The majority of Restaurants in Positano are extremely touristy, especially since the town itself is based on tourism. We ate at a few notable places during our stay, which was at the end of season. Most restaurants are not open yearly, except for La Tagliata – which is known for it’s view overlooking the entire coast. It is a family run business, that serves family style. You never have to worry about ordering because they bring platters of delicious food for each course, until you can’t possibly eat anymore. They begin with antipasti – grilled vegetables, cheeses, eggplant parmigiano, sauteed spinach, bread, etc. Then the pasta – homemade gnocchi, ravioli, marinara sauce galore. Save room for the entree – grilled meats, which are prepared over a coal grill in the dining room, lamb, chicken kabobs, steak, and a seafood platter as well. The dessert will put you over the edge, but you can’t deny tasting the dolci!

La Donna Rossa is another amazing restaurant way up there in the mountains. Much more formal dining, perfect for a special occasion. Another family owned joint, with great hospitality and the most amazing bruschetta in the world! I had the bean soup, which was simple yet full of strong garlic and rosemary scents. The chicken marsala literally melted in my mouth, and the panna cotta for dessert was outstanding. A must, for anyone visiting Positano!
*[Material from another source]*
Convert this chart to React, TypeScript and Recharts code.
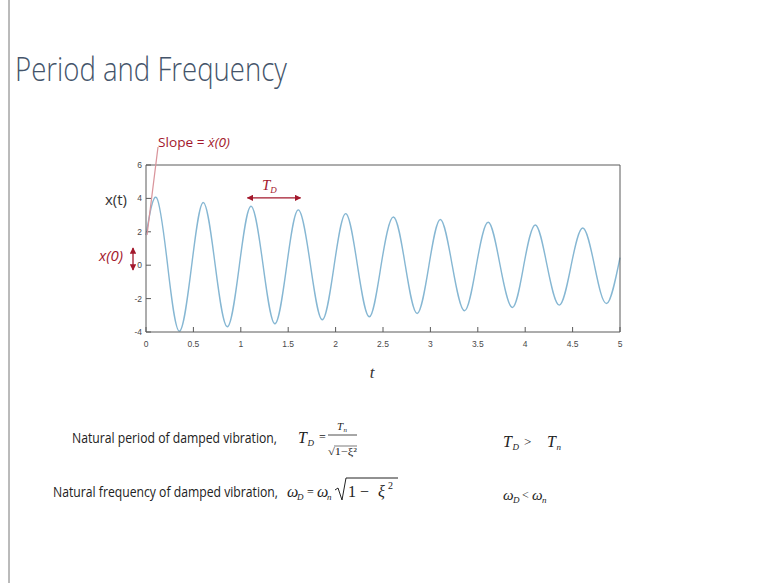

Down at the beach, there are several restaurants and cafe’s to dine at. Le Tre Sorelle was the only place we ever at ate.. twice in a row. The service was friendly and happy to accommodate, but the food was what kept us coming back. This is the perfect restaurant to enjoy fresh seafood while watching the sun glisten off the ocean water. I highly recommend the calamari fritte, zucchini fritte, eggplant rollitini t for starters. The pasta with mussels in garlic and oil was  fabulous (try it in the red sauce too), and the variety of pizza’s did not disappoint.